Ratchet Effect illustration
Economic / behavioral / institutional persistence effect
Economic / behavioral / institutional persistence effect

Ratchet Effect

Be careful when today’s high performance becomes tomorrow’s minimum expectation; a good system should reward improvement without punishing people for revealing their true capacity.

Popularity
Usefulness
Aliases
Ratchet Principle / Ratcheting / Target Ratcheting / Budget Ratcheting / Duesenberry’s Ratchet Effect
Domains
Economics / planned economies / incentive design / public finance / consumer behavior / organizational management / regulation / political economy

Definition

  • The Ratchet Effect is a situation where a variable, behavior, target, spending level, or expectation moves upward or becomes more demanding, then becomes difficult to reverse. It is named after a mechanical ratchet, which allows movement in one direction while resisting backward movement.

Core Idea

  • Once a higher level becomes the new reference point, people and institutions often treat it as the new baseline.
  • The effect is especially important when today’s performance, spending, or consumption affects tomorrow’s targets, budgets, or expectations.

How It Works

  • A higher level is reached, such as higher production, higher spending, higher consumption, or higher output.
  • That higher level becomes a benchmark for future planning.
  • Decision-makers raise future expectations or targets based on the new benchmark.
  • People affected by the rule may resist reversal, hide capacity, reduce effort, or avoid revealing their true ability.
  • Over time, the system becomes “sticky” in the upward direction.

Usage Example

  • A sales team greatly exceeds its annual target.
  • Management uses that result to set a much higher target for the next year.
  • The team learns that overperformance today may create harder expectations tomorrow.
  • As a result, the team may avoid revealing its full capacity or may “sandbag” performance.
  • This is a Ratchet Effect because current success raises the future baseline.

Famous Example

  • Example: Soviet-style central planning, where enterprise managers’ future production targets could be based partly on past output or past overfulfillment.
  • Why it fits this rule: If managers exceeded targets too much, planners could raise future targets. This created an incentive to avoid fully revealing productive capacity.
  • Verification status: Verified as a major scholarly use of the ratchet principle in planned economies. Joseph S. Berliner’s 1957 work on Soviet enterprises is commonly cited as an early source, and Martin L. Weitzman’s 1980 paper formally analyzed the “ratchet principle” in economic planning. (Google Books)

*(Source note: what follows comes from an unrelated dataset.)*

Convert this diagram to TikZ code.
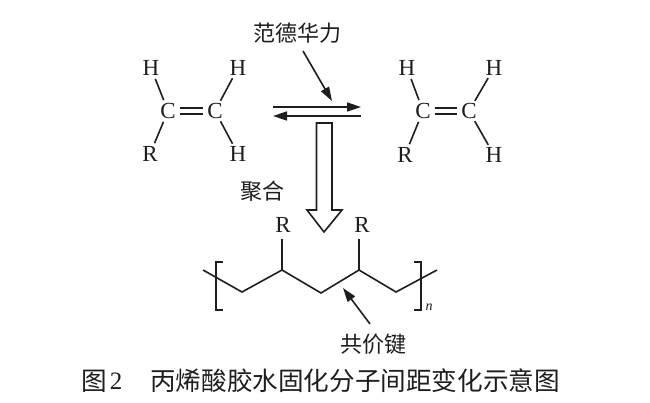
\documentclass[tikz,border=0pt]{standalone}
\usepackage{fontspec}
\setmainfont{Liberation Serif}
\newfontfamily\cjk{Noto Sans CJK SC}[Scale=1]
\usetikzlibrary{arrows.meta}
\definecolor{ink}{HTML}{1E1E1E}
\tikzset{
  x=1pt,y=-1pt,
  atom/.style={circle,inner sep=0pt,minimum size=23pt,text=ink,font=\fontsize{23}{23}\selectfont},
  rlabel/.style={inner sep=0pt,text=ink,font=\fontsize{23}{23}\selectfont},
  cn/.style={inner sep=0pt,text=ink,font=\cjk\fontsize{22}{22}\selectfont},
  capt/.style={inner sep=0pt,text=ink,font=\cjk\fontsize{25.6}{26}\selectfont},
  bond/.style={draw=ink,line width=1.6pt},
  harrow/.style={draw=ink,line width=1.6pt,-{Triangle[length=14pt,width=9pt]}},
  hollow/.style={draw=ink,line width=1.6pt,fill=white,line join=miter},
}
\begin{document}
\begin{tikzpicture}
\useasboundingbox (0,0) rectangle (650,402);
\fill[white] (0,0) rectangle (650,402);
% left molecule
\node[atom] (lc1) at (168,111) {C};
\node[atom] (lc2) at (215,111) {C};
\node[atom] (lh1) at (151,68) {H};
\node[atom] (lh2) at (238,68) {H};
\node[atom] (lr)  at (150,154) {R};
\node[atom] (lh3) at (238,154) {H};
\draw[bond] (lc1) -- (lh1);
\draw[bond] (lc2) -- (lh2);
\draw[bond] (lc1) -- (lr);
\draw[bond] (lc2) -- (lh3);
\draw[bond] ([yshift=3pt]lc1.east) -- ([yshift=3pt]lc2.west);
\draw[bond] ([yshift=-3pt]lc1.east) -- ([yshift=-3pt]lc2.west);
% right molecule
\node[atom] (rc1) at (423,111) {C};
\node[atom] (rc2) at (469,111) {C};
\node[atom] (rh1) at (407,68) {H};
\node[atom] (rh2) at (494,68) {H};
\node[atom] (rr)  at (405,155) {R};
\node[atom] (rh3) at (494,155) {H};
\draw[bond] (rc1) -- (rh1);
\draw[bond] (rc2) -- (rh2);
\draw[bond] (rc1) -- (rr);
\draw[bond] (rc2) -- (rh3);
\draw[bond] ([yshift=3pt]rc1.east) -- ([yshift=3pt]rc2.west);
\draw[bond] ([yshift=-3pt]rc1.east) -- ([yshift=-3pt]rc2.west);
% equilibrium arrows
\coordinate (eqa) at (273,107);
\coordinate (eqb) at (361,107);
\coordinate (eqc) at (361,116);
\coordinate (eqd) at (273,116);
\draw[harrow] (eqa) -- (eqb);
\draw[harrow] (eqc) -- (eqd);
% van der Waals label
\node[cn] (vdw) at (297.5,33) {范德华力};
\coordinate (vdwtail) at (303,51);
\coordinate (vdwtip) at (332,101);
\draw[harrow] (vdwtail) -- (vdwtip);
% hollow arrow
\draw[hollow] (316.5,123) -- (332,123) -- (332,210) -- (342,210) -- (324,232) -- (307,210) -- (316.5,210) -- cycle;
\node[cn] (poly) at (262,191) {聚合};
% polymer
\coordinate (p0) at (203,270);
\coordinate (p1) at (242,292);
\coordinate (p2) at (282,270);
\coordinate (p3) at (321,293);
\coordinate (p4) at (359,270);
\coordinate (p5) at (396,292);
\coordinate (p6) at (437,270);
\draw[bond,line join=miter] (p0) -- (p1) -- (p2) -- (p3) -- (p4) -- (p5) -- (p6);
\node[rlabel] (r1) at (283,225) {R};
\node[rlabel] (r2) at (362,225) {R};
\coordinate (s1) at (282,239);
\coordinate (s2) at (359,239);
\draw[bond] (s1) -- (p2);
\draw[bond] (s2) -- (p4);
\draw[bond] (223,262) -- (216,262) -- (216,310) -- (223,310);
\draw[bond] (414,262) -- (421,262) -- (421,310) -- (414,310);
\node[inner sep=0pt,text=ink,font=\itshape\fontsize{14}{14}\selectfont] (nn) at (429,307) {n};
% covalent bond label
\node[cn] (cov) at (373.5,344) {共价键};
\coordinate (covtail) at (370,324);
\coordinate (covtip) at (343,288);
\draw[harrow] (covtail) -- (covtip);
% caption
\node[capt] (cap1) at (94,381) {图};
\node[inner sep=0pt,text=ink,font=\fontsize{25}{25}\selectfont] (cap2) at (116,381) {2};
\node[capt,anchor=west] (cap3) at (150,381) {丙烯酸胶水固化分子间距变化示意图};
\end{tikzpicture}
\end{document}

Use Cases / Situations Where It Applies

  • Performance targets based on past performance
  • Sales quotas that rise after overachievement
  • Government spending that rises during crises and does not fully return afterward
  • Household consumption that remains high even after income falls
  • Wages or prices that are easier to raise than reduce
  • Organizational budgets where unused funds may lead to lower future allocations
  • Regulation where firms avoid revealing low costs because it may lead to stricter future rules

When Not to Use or Common Misuse

  • Do not use it for any simple increase; the key feature is resistance to reversal.
  • Do not use it when the change is temporary and returns easily to the previous level.
  • Do not confuse it with normal growth, inflation, habit, or inertia unless a new baseline or one-way adjustment mechanism is involved.
  • Do not assume the Soviet planned-economy version is the only meaning; the term is also used in consumption theory, public finance, regulation, and management.
  • Do not claim a single inventor unless the field-specific context is clear.

Rule Invention / Origin

  • Invented by: No single confirmed inventor across all uses.
  • Year of invention: Unclear. Important reference points include James Duesenberry’s 1949 work on relative income and consumption, Joseph S. Berliner’s 1957 work on Soviet enterprise management, and Martin L. Weitzman’s 1980 formal analysis of the “ratchet principle.” (AGRIS)
  • Country / context of origin: The term’s important economic-planning usage is strongly associated with Soviet-style planned economies. However, the broader “ratchet effect” has multiple field-specific origins, including consumer behavior and public finance.

Evidence / Research Basis

  • In planned-economy and incentive-contract research, the Ratchet Effect is supported by models showing that using current performance to set future targets can create dynamic incentive problems. Weitzman described this as an almost universal feature of economic planning. (EconPapers)
  • In Soviet enterprise studies, the effect is linked to managers’ incentives when future targets depend on past output or overfulfillment. (Encyclopedia)
  • In consumer theory, Duesenberry’s relative income hypothesis is commonly linked to the idea that consumption may not fall proportionately when income falls, because previous living standards influence current consumption. (Semantic Scholar)
  • In public finance, the term is used for crisis-driven increases in government spending that do not fully reverse after the crisis. (Sage Journals)

Short Practical Takeaway

  • Be careful when today’s high performance becomes tomorrow’s minimum expectation; a good system should reward improvement without punishing people for revealing their true capacity.